Claire Cunningham Workshop

Monday 2 May 2016

  • Feature


Wedged between two highly publicised, sold out and critically acclaimed seasons in 2016, PIAF Artist in Residence Claire Cunningham hosted a one week workshop at the Fremantle Town Hall with artists from across Australia whose practice is influenced or inspired by disability.

What emerged was an extraordinary exchange of ideas and energy using methods and concepts already embedded in Claire’s practice as a springboard to explore dance, disability, and individuality. Importantly the workshop set out to enable all of the participants to discover their own form of expression.

Asked what she wanted to achieve going into this workshop, Claire responded on the DADAA PIAF Connect blog: ‘Connection – to each other. Friendships. Trust. Possible collaborations and allies for the future. Realisation they are not alone. New ideas to try, ways of thinking about performing, noticing and language’.

This was achieved, and so much more.

At its conclusion, the group discussed themes and questions that emerged from the five-day workshop, best summed up by the group on the DADAA PIAF Connect blog: “being here is like falling in love, spiritually and emotionally”.

Claire said "The response from the participants was quite overwhelming, quite humbling, in terms of genuinely feeling like I've actually had an effect on people."

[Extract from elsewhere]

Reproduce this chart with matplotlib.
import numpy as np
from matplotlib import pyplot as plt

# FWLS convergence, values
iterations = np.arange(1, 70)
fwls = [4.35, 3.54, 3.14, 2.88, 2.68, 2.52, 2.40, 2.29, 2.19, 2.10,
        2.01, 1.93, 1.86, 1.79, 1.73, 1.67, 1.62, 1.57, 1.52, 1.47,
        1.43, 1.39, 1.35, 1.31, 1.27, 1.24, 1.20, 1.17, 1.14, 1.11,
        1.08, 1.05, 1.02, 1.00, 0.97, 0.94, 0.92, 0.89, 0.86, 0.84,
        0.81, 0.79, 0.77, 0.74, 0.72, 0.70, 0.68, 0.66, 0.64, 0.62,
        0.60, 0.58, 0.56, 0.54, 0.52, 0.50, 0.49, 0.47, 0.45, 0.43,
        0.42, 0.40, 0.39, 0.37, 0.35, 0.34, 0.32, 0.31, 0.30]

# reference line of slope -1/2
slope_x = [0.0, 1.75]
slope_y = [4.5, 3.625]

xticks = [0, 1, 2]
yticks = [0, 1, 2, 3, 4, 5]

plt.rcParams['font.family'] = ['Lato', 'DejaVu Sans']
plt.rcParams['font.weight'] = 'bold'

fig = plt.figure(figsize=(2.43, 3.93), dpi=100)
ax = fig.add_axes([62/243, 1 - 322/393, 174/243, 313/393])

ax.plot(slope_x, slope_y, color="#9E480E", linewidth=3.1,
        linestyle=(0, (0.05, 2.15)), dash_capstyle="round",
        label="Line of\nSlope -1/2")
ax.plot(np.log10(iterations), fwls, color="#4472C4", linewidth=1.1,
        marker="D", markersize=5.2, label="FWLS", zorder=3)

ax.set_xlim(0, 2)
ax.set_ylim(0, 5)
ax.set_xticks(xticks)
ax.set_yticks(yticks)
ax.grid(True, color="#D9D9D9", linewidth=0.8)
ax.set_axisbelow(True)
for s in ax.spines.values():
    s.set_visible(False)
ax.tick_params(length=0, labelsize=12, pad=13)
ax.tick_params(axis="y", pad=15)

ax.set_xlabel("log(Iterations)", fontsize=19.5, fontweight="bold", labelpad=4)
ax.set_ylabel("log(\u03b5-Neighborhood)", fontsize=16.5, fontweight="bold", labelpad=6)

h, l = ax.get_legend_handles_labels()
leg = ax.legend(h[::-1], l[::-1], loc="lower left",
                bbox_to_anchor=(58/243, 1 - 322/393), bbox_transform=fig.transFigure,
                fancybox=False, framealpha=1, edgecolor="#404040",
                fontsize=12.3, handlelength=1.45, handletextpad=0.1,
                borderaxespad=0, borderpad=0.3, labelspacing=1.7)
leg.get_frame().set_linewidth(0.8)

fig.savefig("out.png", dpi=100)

The workshop ignited a meaningful and now ongoing conversation on accessibility across Western Australian Artists, artsworkers and venues. PIAF and DADAA facilitated new relationships between national disability and arts organisations and hope to strengthen these relationships over the next three years.

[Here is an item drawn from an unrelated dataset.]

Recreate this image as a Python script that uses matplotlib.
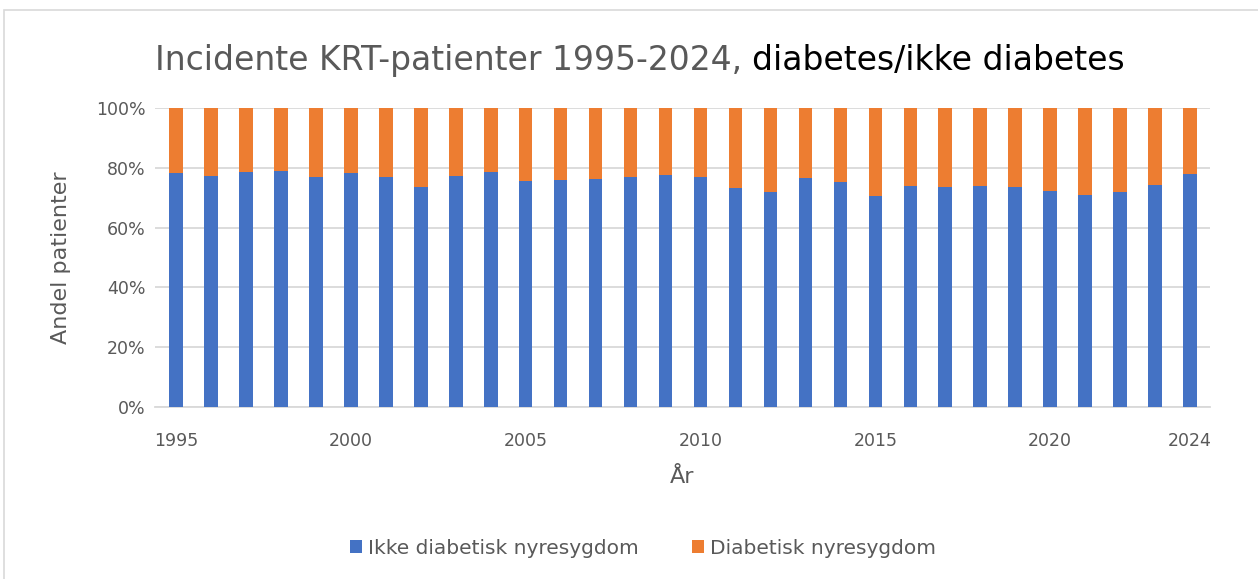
import numpy as np
import matplotlib
matplotlib.use("Agg")
from matplotlib import pyplot as plt
from matplotlib.patches import Rectangle

# data (percent)
years = list(range(1995, 2025))
ikke_diabetisk = [78.2, 77.2, 78.7, 78.9, 76.9, 78.2, 77.0, 73.7, 77.2, 78.6,
                  75.5, 75.9, 76.3, 76.8, 77.6, 76.8, 73.2, 71.8, 76.6, 75.4,
                  70.7, 74.0, 73.5, 73.9, 73.5, 72.1, 70.9, 71.9, 74.2, 77.9]
diabetisk = [100 - v for v in ikke_diabetisk]
tick_years = [1995, 2000, 2005, 2010, 2015, 2020, 2024]

BLUE = "#4472C4"
ORANGE = "#ED7D31"
GREY = "#595959"

plt.rcParams['font.family'] = ['DejaVu Sans']

fig = plt.figure(figsize=(12.58, 5.79), dpi=100)
W, H = 1258, 579

# light chart border
fig.patches.append(Rectangle((4 / W, -0.01), 1.0, 1 - 10 / H + 0.01,
                             transform=fig.transFigure, fill=False,
                             edgecolor="#d9d9d9", linewidth=1.2))

ax = fig.add_axes([155 / W, 1 - 407 / H, 1055 / W, 299 / H])
ax.bar(years, ikke_diabetisk, width=0.39, color=BLUE, label="Ikke diabetisk nyresygdom", zorder=3)
ax.bar(years, diabetisk, width=0.39, bottom=ikke_diabetisk, color=ORANGE,
       label="Diabetisk nyresygdom", zorder=3)

ax.set_xlim(1994.4, 2024.57)
ax.set_ylim(0, 100)
ax.set_yticks(np.arange(0, 101, 20))
ax.set_yticklabels([f"{v}%" for v in range(0, 101, 20)])
ax.set_xticks(tick_years)
ax.yaxis.grid(True, color="#d9d9d9", linewidth=1.3, zorder=0)
for s in ["top", "right", "left"]:
    ax.spines[s].set_visible(False)
ax.spines["bottom"].set_color("#d9d9d9")
ax.spines["bottom"].set_linewidth(1.3)
ax.tick_params(axis="both", length=0, labelsize=12.5, labelcolor=GREY)
ax.tick_params(axis="y", pad=7)
ax.tick_params(axis="x", pad=18)

ax.set_ylabel("Andel patienter", fontsize=16, color=GREY, labelpad=18)
ax.set_xlabel("År", fontsize=16, color=GREY, labelpad=12)

# two-colour title
renderer = fig.canvas.get_renderer()
t1 = fig.text(0, 1 - 70 / H, "Incidente KRT-patienter 1995-2024, ",
              fontsize=23.8, color=GREY, va="baseline")
t2 = fig.text(0, 1 - 70 / H, "diabetes/ikke diabetes",
              fontsize=23.8, color="black", va="baseline")
w1 = t1.get_window_extent(renderer).width / W
w2 = t2.get_window_extent(renderer).width / W
x0 = 640 / W - (w1 + w2) / 2
t1.set_x(x0)
t2.set_x(x0 + w1)

fig.legend(loc="center", bbox_to_anchor=(643 / W, 1 - 548 / H), ncol=2,
           frameon=False, fontsize=14.5, labelcolor=GREY, handlelength=0.6,
           handleheight=0.6, handletextpad=0.3, columnspacing=2.6)

fig.savefig("out.png", dpi=100)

Engaging with artists and arts workers locally, regionally and nationally, the workshop program also provided a base for learning that each participant could take into their own communities.

The DADAA PIAF Connect blog is now live, placing a spotlight on the process and people who contributed to the workshop. The blog features insights and reflections, in writing and on video, of their experiences. It is a rare glimpse into an artistic studio and an incredibly detailed account of best practice professional development. This blog will remain open for one year and the participants of the workshop will continue to use it as a platform for sharing, reflecting, collaborating and realising new projects that have been directly influenced by their experiences.